699. Non-Thesis Study Index: 61170 by arrangement - Special Permission required
702. Research in Art History
Professor | Section | Index |
| Prof. Brett-Smith | B2 | 65418 | Prof. Flores | F1 | 71679 | Prof. St. Clair Harvey | H1 | 61171 | Prof. Howard | H2 | 71681 | Prof. Kenfield | K2 | 61172 | Prof. Marder | M1 | 61173 | Prof. Marter | M2 | 61174 | Prof. McHam | M3 | 61175 | Prof. Paul | P1 | 71683 | Prof. Puglisi | P2 | 63365 | Prof. Sharp | S1 | 67776 | Prof. Sheehan | S2 | 71684 | Prof. Sidlauskas | S3 | 68203 | Prof. J.P. Small | S4 | 68204 | Prof. Thunø | T1 | 67777 | Prof. Weigert | W1 | 71685 | Prof. Yanni | Y1 | 65346 | Prof. Zervigón | Z1 | 68818 |
705. Research Proposal Index: 64049 by arrangement - Special Permission required
If you entered the graduate program: With a Master’s register for three (3) credits. Without a Master’s register for six (6) credits.
800. MATRICULATION CONTINUED Index: 61176 By permission of the Graduate Director
811. GRADUATE FELLOWSHIP Index: 61177
If you are a fellowship recipient you must register for this course (zero credits). Fellowship recipients must register for a minimum of 9 credits but no more than 16. Dissertation fellowship students (ABD’s) may register for less than 12 credits.

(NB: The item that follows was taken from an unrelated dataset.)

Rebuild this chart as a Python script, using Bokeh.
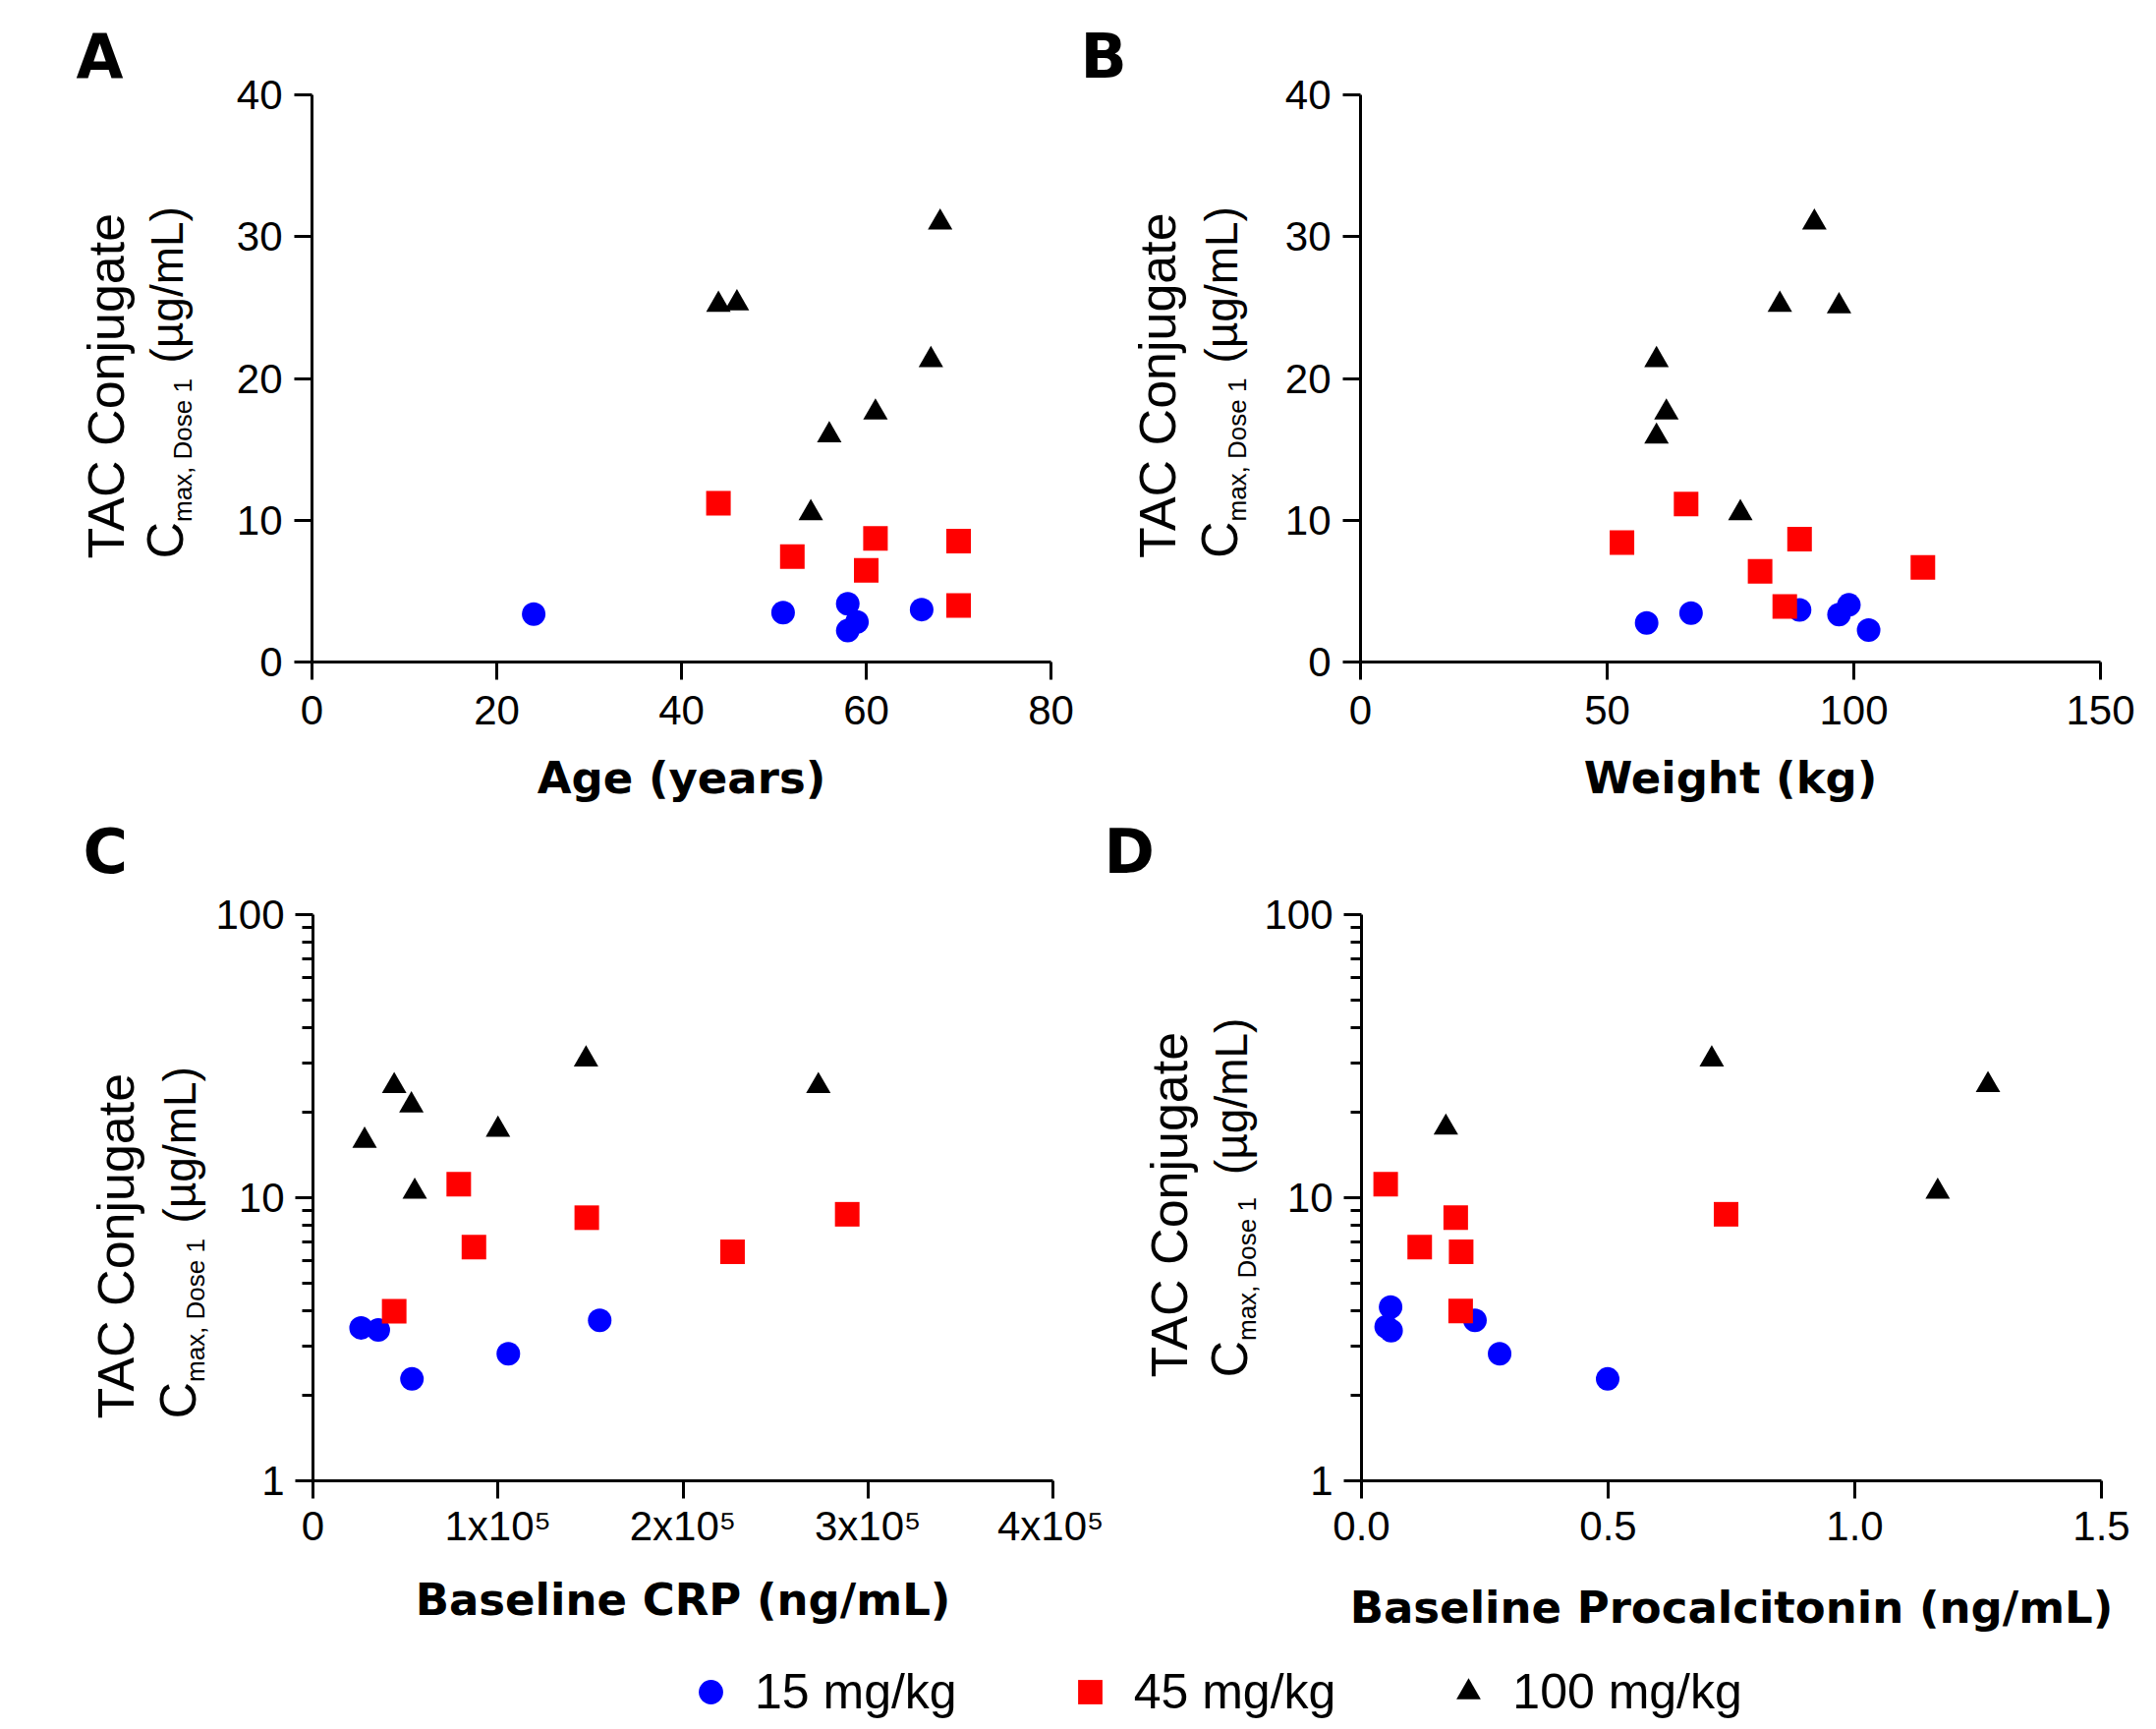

866. GRADUATE ASSISTANTSHIP Index: 61178
If you hold a graduate assistantship in the Zimmerli you must register for this as six “E” credits.
877. TEACHING ASSISTANTSHIP Index: 61179
If you have been awarded a teaching assistantship, you must register for this as six “E” credits. Teaching Assistants with standard appointments also receive an additional Summer remission for 6 credits. Teaching Assistants on one semester appointments receive an additional Summer remission for 3 credits.